TASK GOAL ▸
Reproduce all of the data below without alteration; exclude every picture.

SUPPLIED MATERIAL ▸
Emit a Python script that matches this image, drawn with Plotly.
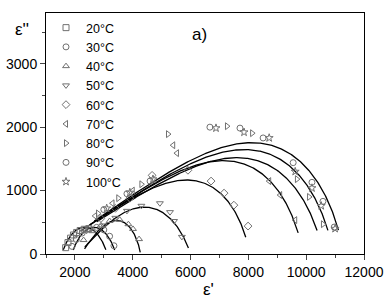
import numpy as np
import plotly.graph_objects as go

# ---- data ----
temps = ["20°C", "30°C", "40°C", "50°C", "60°C", "70°C", "80°C", "90°C", "100°C"]
symbols = ["square-open", "circle-open", "triangle-up-open", "triangle-down-open",
           "diamond-open", "triangle-left-open", "triangle-right-open", "circle-open", "star-open"]

eps1_20 = [1680, 1760, 1850, 1950, 2060, 2180, 2320, 2480]
eps2_20 = [100, 180, 250, 300, 340, 370, 390, 400]
eps1_30 = [1900, 2050, 2250, 2500, 2750, 3000, 3200, 3350]
eps2_30 = [120, 230, 330, 400, 420, 380, 280, 130]
eps1_40 = [2300, 2600, 2900, 3200, 3550, 3850, 4010, 4220]
eps2_40 = [220, 360, 450, 520, 540, 470, 395, 235]
eps1_50 = [3000, 3400, 3800, 4300, 4940, 5290, 5430, 5700]
eps2_50 = [450, 570, 680, 760, 800, 660, 520, 270]
eps1_60 = [2400, 2900, 3400, 3900, 4670, 5910, 6710, 7160, 7500, 7990]
eps2_60 = [380, 560, 720, 880, 1240, 1320, 1150, 960, 770, 440]
eps1_70 = [2700, 3300, 4000, 5400, 5530, 8720, 9100, 9620]
eps2_70 = [600, 800, 1000, 1715, 1590, 1150, 930, 535]
eps1_80 = [2800, 3500, 4300, 5220, 7260, 8130, 9680, 10100, 10580]
eps2_80 = [640, 880, 1100, 1890, 2015, 1905, 1180, 900, 470]
eps1_90 = [3000, 3800, 4600, 6670, 7710, 8510, 9550, 10200, 10580, 10970]
eps2_90 = [700, 950, 1150, 2000, 1985, 1830, 1440, 1130, 830, 425]
eps1_100 = [3100, 3900, 4700, 6880, 7850, 8720, 9620, 10200, 10520, 11000]
eps2_100 = [720, 970, 1180, 1985, 1920, 1830, 1300, 1040, 760, 400]

eps1_all = [eps1_20, eps1_30, eps1_40, eps1_50, eps1_60, eps1_70, eps1_80, eps1_90, eps1_100]
eps2_all = [eps2_20, eps2_30, eps2_40, eps2_50, eps2_60, eps2_70, eps2_80, eps2_90, eps2_100]

# Havriliak-Negami fit parameters per temperature
fit_eps_inf = [1550, 1900, 2220, 2125, 1000, 1000, 1000, 1000, 1000]
fit_d_eps = [1570, 1520, 2050, 3875, 7050, 8900, 9600, 9950, 10300]
fit_alpha = [0.63, 0.643, 0.78, 0.6, 0.75, 0.75, 0.72, 0.75, 0.77]
fit_beta = [1.0, 1.0, 0.5, 0.5, 0.25, 0.25, 0.25, 0.25, 0.25]
fit_logw_min = [-2, -2, -2, -2, -1, -1, -1, -1, -1]
fit_logw_max = [2, 2, 3, 4, 4, 4, 4, 4, 4]

x_ticks = [2000, 4000, 6000, 8000, 10000, 12000]
x_tick_text = ["2000", "4000", "6000", "8000", "10000", "12000"]
y_ticks = [0, 1000, 2000, 3000]
y_tick_text = ["0", "1000", "2000", "3000"]


def hn_curve(e_inf, d_eps, a, b, lo, hi):
    w = np.logspace(lo, hi, 400)
    eps = e_inf + d_eps / (1 + (1j * w) ** a) ** b
    return eps.real, -eps.imag


fig = go.Figure()
for i in range(len(temps)):
    cx, cy = hn_curve(fit_eps_inf[i], fit_d_eps[i], fit_alpha[i], fit_beta[i],
                      fit_logw_min[i], fit_logw_max[i])
    fig.add_trace(go.Scatter(x=cx, y=cy, mode="lines", showlegend=False,
                             line=dict(color="black", width=1.3), hoverinfo="skip"))

for i in range(len(temps)):
    fig.add_trace(go.Scatter(x=eps1_all[i], y=eps2_all[i], mode="markers", name=temps[i],
                             marker=dict(symbol=symbols[i], size=6, color="#707070",
                                         line=dict(width=1, color="#707070"))))

font_family = "Liberation Sans, Arial, sans-serif"
fig.update_layout(
    width=392, height=304,
    margin=dict(l=46, r=28, t=13, b=50),
    paper_bgcolor="white", plot_bgcolor="white",
    font=dict(family=font_family, color="black", size=13),
    showlegend=True,
    legend=dict(x=0.0, y=1.0, xanchor="left", yanchor="top",
                bgcolor="rgba(0,0,0,0)", font=dict(size=12.5, family=font_family),
                borderwidth=0, tracegroupgap=0, itemwidth=30),
    xaxis=dict(range=[1000, 12000], tickvals=x_ticks, ticktext=x_tick_text,
               ticks="outside", ticklen=5, automargin=False,
               tickwidth=1, showline=True, linecolor="black", linewidth=1, mirror=True,
               showgrid=False, zeroline=False, tickfont=dict(size=14),
               minor=dict(dtick=1000, tick0=0, ticks="outside", ticklen=3, tickwidth=1)),
    yaxis=dict(range=[0, 3800], tickvals=y_ticks, ticktext=y_tick_text,
               ticks="outside", ticklen=5, automargin=False,
               tickwidth=1, showline=True, linecolor="black", linewidth=1, mirror=True,
               showgrid=False, zeroline=False, tickfont=dict(size=14),
               minor=dict(dtick=500, tick0=0, ticks="outside", ticklen=3, tickwidth=1)),
    annotations=[
        dict(text="a)", x=0.484, y=0.909, xref="paper", yref="paper", showarrow=False,
             font=dict(size=17), xanchor="center", yanchor="middle"),
        dict(text="ε''", x=-0.075, y=0.93, xref="paper", yref="paper", showarrow=False,
             font=dict(size=17), xanchor="center", yanchor="middle"),
        dict(text="ε'", x=0.51, y=-0.149, xref="paper", yref="paper", showarrow=False,
             font=dict(size=17), xanchor="center", yanchor="middle"),
    ],
)
fig.write_html("out.html", config={"displayModeBar": False},
               post_script="document.body.style.margin='0px';")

CORRECT OUTPUT ▸
Emit a Python script that matches this image, drawn with Plotly.
import numpy as np
import plotly.graph_objects as go

# ---- data ----
temps = ["20°C", "30°C", "40°C", "50°C", "60°C", "70°C", "80°C", "90°C", "100°C"]
symbols = ["square-open", "circle-open", "triangle-up-open", "triangle-down-open",
           "diamond-open", "triangle-left-open", "triangle-right-open", "circle-open", "star-open"]

eps1_20 = [1680, 1760, 1850, 1950, 2060, 2180, 2320, 2480]
eps2_20 = [100, 180, 250, 300, 340, 370, 390, 400]
eps1_30 = [1900, 2050, 2250, 2500, 2750, 3000, 3200, 3350]
eps2_30 = [120, 230, 330, 400, 420, 380, 280, 130]
eps1_40 = [2300, 2600, 2900, 3200, 3550, 3850, 4010, 4220]
eps2_40 = [220, 360, 450, 520, 540, 470, 395, 235]
eps1_50 = [3000, 3400, 3800, 4300, 4940, 5290, 5430, 5700]
eps2_50 = [450, 570, 680, 760, 800, 660, 520, 270]
eps1_60 = [2400, 2900, 3400, 3900, 4670, 5910, 6710, 7160, 7500, 7990]
eps2_60 = [380, 560, 720, 880, 1240, 1320, 1150, 960, 770, 440]
eps1_70 = [2700, 3300, 4000, 5400, 5530, 8720, 9100, 9620]
eps2_70 = [600, 800, 1000, 1715, 1590, 1150, 930, 535]
eps1_80 = [2800, 3500, 4300, 5220, 7260, 8130, 9680, 10100, 10580]
eps2_80 = [640, 880, 1100, 1890, 2015, 1905, 1180, 900, 470]
eps1_90 = [3000, 3800, 4600, 6670, 7710, 8510, 9550, 10200, 10580, 10970]
eps2_90 = [700, 950, 1150, 2000, 1985, 1830, 1440, 1130, 830, 425]
eps1_100 = [3100, 3900, 4700, 6880, 7850, 8720, 9620, 10200, 10520, 11000]
eps2_100 = [720, 970, 1180, 1985, 1920, 1830, 1300, 1040, 760, 400]

eps1_all = [eps1_20, eps1_30, eps1_40, eps1_50, eps1_60, eps1_70, eps1_80, eps1_90, eps1_100]
eps2_all = [eps2_20, eps2_30, eps2_40, eps2_50, eps2_60, eps2_70, eps2_80, eps2_90, eps2_100]

# Havriliak-Negami fit parameters per temperature
fit_eps_inf = [1550, 1900, 2220, 2125, 1000, 1000, 1000, 1000, 1000]
fit_d_eps = [1570, 1520, 2050, 3875, 7050, 8900, 9600, 9950, 10300]
fit_alpha = [0.63, 0.643, 0.78, 0.6, 0.75, 0.75, 0.72, 0.75, 0.77]
fit_beta = [1.0, 1.0, 0.5, 0.5, 0.25, 0.25, 0.25, 0.25, 0.25]
fit_logw_min = [-2, -2, -2, -2, -1, -1, -1, -1, -1]
fit_logw_max = [2, 2, 3, 4, 4, 4, 4, 4, 4]

x_ticks = [2000, 4000, 6000, 8000, 10000, 12000]
x_tick_text = ["2000", "4000", "6000", "8000", "10000", "12000"]
y_ticks = [0, 1000, 2000, 3000]
y_tick_text = ["0", "1000", "2000", "3000"]


def hn_curve(e_inf, d_eps, a, b, lo, hi):
    w = np.logspace(lo, hi, 400)
    eps = e_inf + d_eps / (1 + (1j * w) ** a) ** b
    return eps.real, -eps.imag


fig = go.Figure()
for i in range(len(temps)):
    cx, cy = hn_curve(fit_eps_inf[i], fit_d_eps[i], fit_alpha[i], fit_beta[i],
                      fit_logw_min[i], fit_logw_max[i])
    fig.add_trace(go.Scatter(x=cx, y=cy, mode="lines", showlegend=False,
                             line=dict(color="black", width=1.3), hoverinfo="skip"))

for i in range(len(temps)):
    fig.add_trace(go.Scatter(x=eps1_all[i], y=eps2_all[i], mode="markers", name=temps[i],
                             marker=dict(symbol=symbols[i], size=6, color="#707070",
                                         line=dict(width=1, color="#707070"))))

font_family = "Liberation Sans, Arial, sans-serif"
fig.update_layout(
    width=392, height=304,
    margin=dict(l=46, r=28, t=13, b=50),
    paper_bgcolor="white", plot_bgcolor="white",
    font=dict(family=font_family, color="black", size=13),
    showlegend=True,
    legend=dict(x=0.0, y=1.0, xanchor="left", yanchor="top",
                bgcolor="rgba(0,0,0,0)", font=dict(size=12.5, family=font_family),
                borderwidth=0, tracegroupgap=0, itemwidth=30),
    xaxis=dict(range=[1000, 12000], tickvals=x_ticks, ticktext=x_tick_text,
               ticks="outside", ticklen=5, automargin=False,
               tickwidth=1, showline=True, linecolor="black", linewidth=1, mirror=True,
               showgrid=False, zeroline=False, tickfont=dict(size=14),
               minor=dict(dtick=1000, tick0=0, ticks="outside", ticklen=3, tickwidth=1)),
    yaxis=dict(range=[0, 3800], tickvals=y_ticks, ticktext=y_tick_text,
               ticks="outside", ticklen=5, automargin=False,
               tickwidth=1, showline=True, linecolor="black", linewidth=1, mirror=True,
               showgrid=False, zeroline=False, tickfont=dict(size=14),
               minor=dict(dtick=500, tick0=0, ticks="outside", ticklen=3, tickwidth=1)),
    annotations=[
        dict(text="a)", x=0.484, y=0.909, xref="paper", yref="paper", showarrow=False,
             font=dict(size=17), xanchor="center", yanchor="middle"),
        dict(text="ε''", x=-0.075, y=0.93, xref="paper", yref="paper", showarrow=False,
             font=dict(size=17), xanchor="center", yanchor="middle"),
        dict(text="ε'", x=0.51, y=-0.149, xref="paper", yref="paper", showarrow=False,
             font=dict(size=17), xanchor="center", yanchor="middle"),
    ],
)
fig.write_html("out.html", config={"displayModeBar": False},
               post_script="document.body.style.margin='0px';")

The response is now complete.